NZ Shareholders Association chief executive Oliver Mander was unfazed by Rakon shifting its position on the profit payout.
“It’s always a board decision and judgment as to whether a dividend should be paid, and it should be a year-to-year assessment.”
“Last year, Rakon signalled it would not pay a dividend as it felt it could generate a higher return in capital by retaining the cash for capital investment. This year, the Rakon Board has clearly made a different decision; paying a dividend indicates that the company believes it is generating sufficient free cash flow to pay a dividend and support growth-focused investment.”
The record date for dividend eligibility is July 24, and the payment date is August 8. Altug said the extended schedule was to allow time for a dividend reinvestment plan to be put in place.
No dividend guidance has been given for FY2024.

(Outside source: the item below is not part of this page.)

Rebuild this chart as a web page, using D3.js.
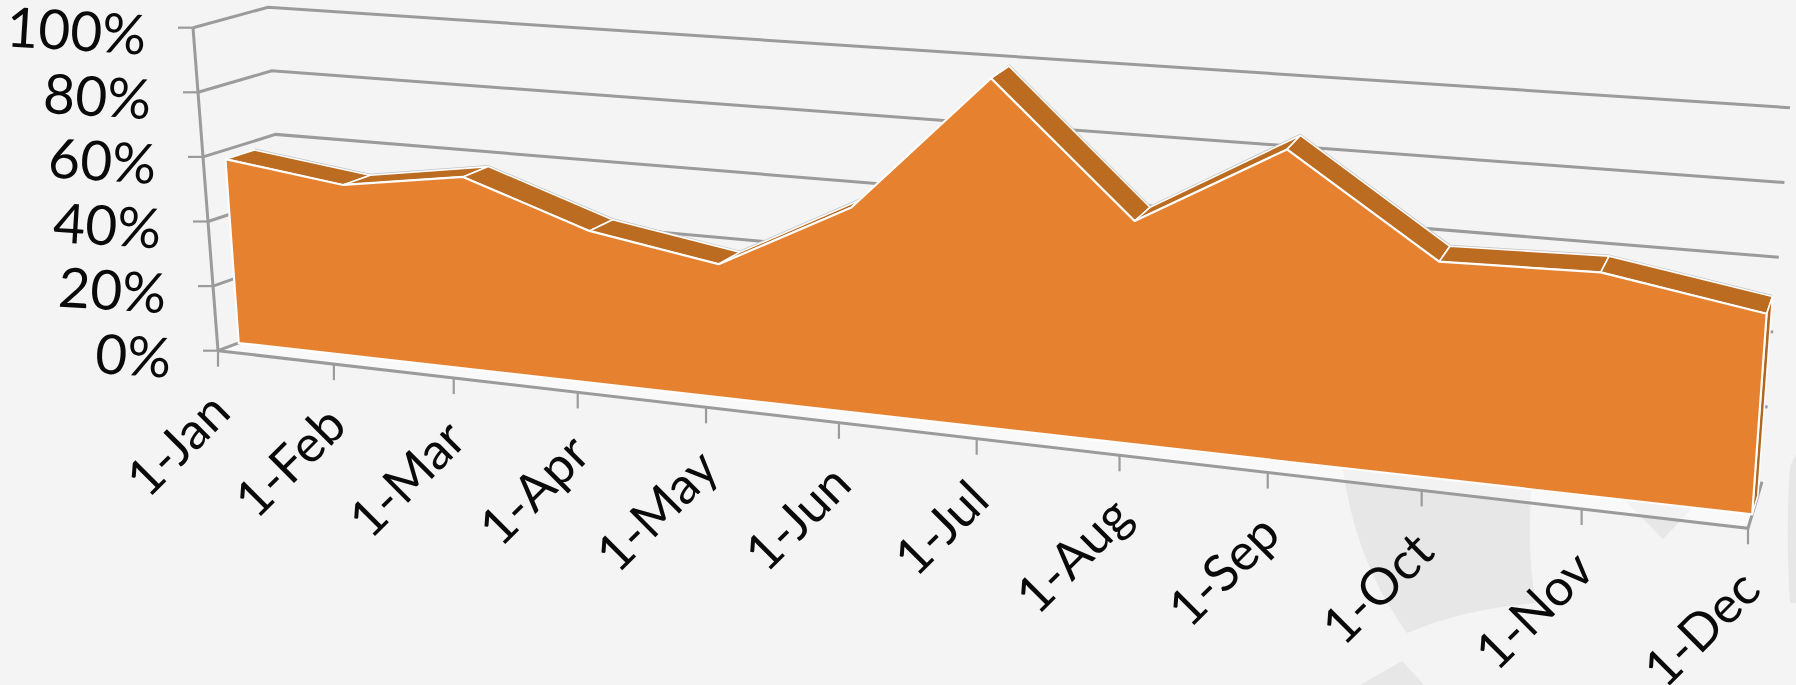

Altug said the dip in profit was partly down to one-off costs including the “normalising” of inventories, the new plant in India and upgrades to Rakon’s Auckland facility.
The CO2 shortage had been another one-off cost.
Inflation had also been a challenge as salary rises and incentives to retain staff chewed up $4m. “But we perceive it to have peaked,” Altug told the Herald.
But even allowing for the one-offs underlying ebitda fell 23 per cent to $42.2m in the year to March.
And the company guided to weaker operating earnings again. It forecast underlying ebitda of between $26m and $34m for FY2404.
For Altug, the key point was “growth in our core business”. The CEO pointed to telecommunications revenue that had grown 17 per cent to top $100m for the first time.
Space and defence was up 18 per cent to $28.9m and positioning up 21 per cent to $33.8m.
The boom in low-Earth orbiting satellites was opening up a new market for Rakon.
Rakon shares closed Tuesday at $1.03. The stock is down 32 per cent over the past 12 months. In midday trading, the stock was up 2.9 per cent to $1.06.